Sentencing lies within the sound discretion of the trial court, and a
strong policy exists against appellate interference with that discretion. See State v. Haskins,
139 Wis.2d 257, 268, 407 N.W.2d 309, 314 (Ct. App. 1987). The primary factors to be considered by the
trial court in sentencing are the gravity of the offense, the character of the
offender and the need for protection of the public. See State v. Harris, 119 Wis.2d 612, 623, 350
N.W.2d 633, 639 (1984). The court
accepted the parties’ joint recommendation of probation. During the plea and sentencing hearing, the
State advised the court that it was not seeking jail time because Harris’s
health condition would be burdensome upon the jail to manage. Although the court did not explicitly
consider the sentencing factors, the record of the plea and sentencing hearing
supports the trial court’s exercise of sentencing discretion.
In his response to the
no merit report, Harris criticizes counsel for concluding that an appeal would
not have merit. He argues that the
filing of the no merit report violates his Sixth and Fourteenth Amendment
rights. We disagree. A no merit report is a constitutional means
of discharging the duty of representation.
See State ex rel. Flores v. State, 183 Wis.2d 587, 605-06,
516 N.W.2d 362, 367 (1994), and the cases cited therein.
Harris’s response
largely focuses on what he contends was an illegal arrest. The record reflects that trial counsel filed
a motion to suppress evidence arising from the arrest. However, it appears that the motion was
abandoned in favor of a plea agreement.
See State v. Wilkens, 159 Wis.2d.
618, 624, 465 N.W.2d 206, 209 (Ct. App. 1990).

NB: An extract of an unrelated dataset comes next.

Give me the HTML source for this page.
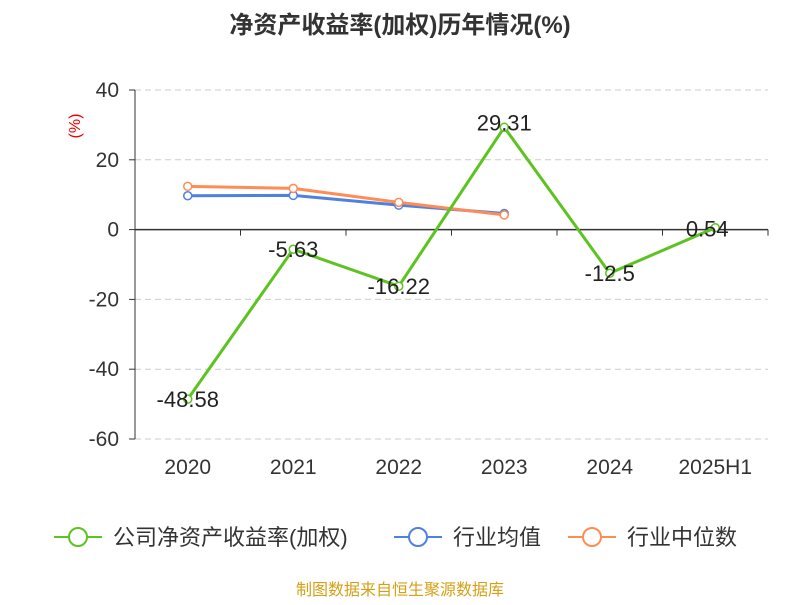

Because Harris did not litigate his
motion to suppress, the issues raised therein are waived for appeal.[1]
We affirm the judgment
of conviction and relieve Attorney William E. Schmaal of further
representation of Nathaniel Harris in this matter.
By the Court.—Judgment affirmed.
[1] Had Harris litigated his motion to suppress and lost, he would have preserved the suppression issue for appeal notwithstanding his no contest plea. See § 971.31(10), Stats.